I AM not sure what it is but there is something providential about a line of sari-clad Buddhist monks traversing rice paddies or navigating busy city streets.

There is a certain aura of reverence and quiet solitude that inspires just about everyone into a reverie. Calming, and deeply ethereal, it is intoxicating—in a good kind of way.

This is one indelible imagery that stuck with me as I started boarding a flight back to Manila from Wattay International Airport in Vientiane, Laos.

Other images are hard to shake off as well. The crumbling French colonial buildings remind us when Laos was a French colony – a rich bygone era, I am sure, the Laotians would have preferred if not for the onset of the Vietnam War.

Although I went not as Eliane Devries, a French plantation owner, looking for Camille, her adopted Vietnamese daughter in the critically-acclaimed film Indochine, I could not help but be nostalgic of how French Indochina would have felt, smelled and tasted.
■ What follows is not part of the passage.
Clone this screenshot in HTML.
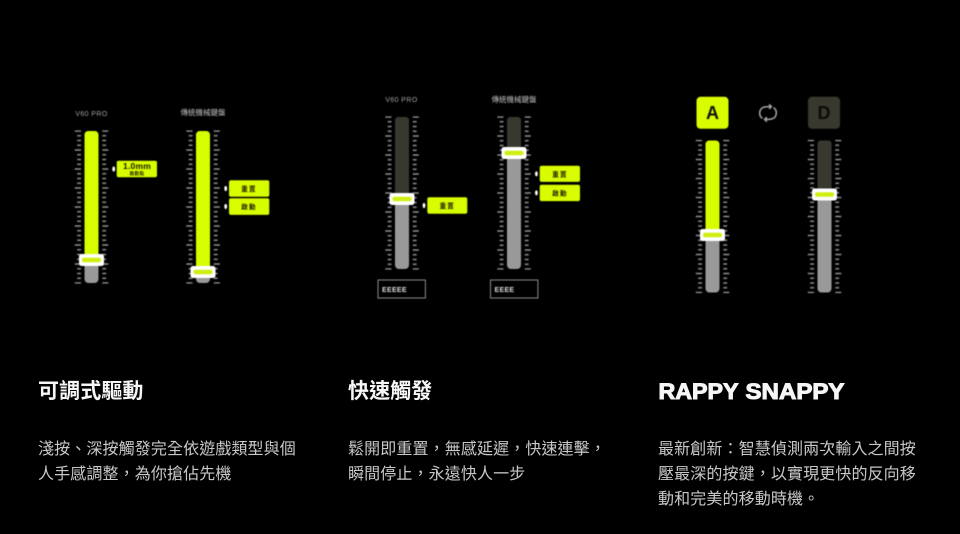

No wonder the legendary Catherine Deneuve got the title role of this veritable film.

I have always sensed the French influence whenever I encounter someone from this part of Southeast Asia—either in Vietnam or Laos.

The French connection is undeniable upon seeing an elaborate monument resembling the Arc de Triomphe gracing Vientiane. Locals call it the Patuxai, which literally means “war memorial,” for those who fought in the struggle for independence from France.

It is, however, Laotian in design as mythical creatures are incorporated in the monument. I think the reference to the monument in Paris was a mere afterthought than a fact.

The bougainvillea-lined Lao wooden houses also remind one of how this country is still reeling from the collateral damage the war brought along.

Their lives disrupted, their infrastructure destroyed and traditions demonized, the Laotians take the meaning of resilience to another level. It is slowly waking up from its long and tumultuous slumber as people in this land-locked country are picking up the pieces of what are left of their tradition and reclaiming what can be salvaged with immeasurable grace and patience.

With golden roofs, embellished with intricate designs and murals depicting the life of Buddha, the wats are reclaiming its former glory and starting to take center stage once more. And Luang Prabang, the former capital of Laos, which has now been designated a UNESCO World Heritage City, is a prime destination where magnificent Buddhist temples and monasteries abound.

The most prominent of these is the Wat Chom Si located on a large steep hill in the city and has become a major tourist destination. Its golden stupas stand proud against the backdrop of lush vegetation and verdant foliage— a silent but firm reminder that the Buddhist faith remains the single, most powerful force linking every Laotian from each other.

The country, ruled by monarchs for generations, has also preserved the royal palaces, the designs of which are very similar to the royal palaces in Bangkok.

Unknowingly, my group and I were there when the whole country was celebrating the Lao New Year they call Pii Mai Lao. Unlike us, Filipinos, who celebrate our own brand of New Year with the fury of fire and sound, the Laotians celebrate theirs by live-giving water and powder. Very much like our John the Baptist Festival which we celebrate every 24th of June, they drench everybody and anybody with water and fine talc.

Now, I think, I am starting to understand why I am always overcome with heavenly bliss when I see monks. It is and will always be the simplicity of everything. And its interconnectedness with the surroundings. Like the Laotians, they seem to be perpetually happy and unperturbed despite the horrors they have been subjected to.

I wonder if we need to take their lead in leading simpler lives and be happier as a result. And to think I haven’t even mentioned the Hmong people. That, I believe, deserves another article.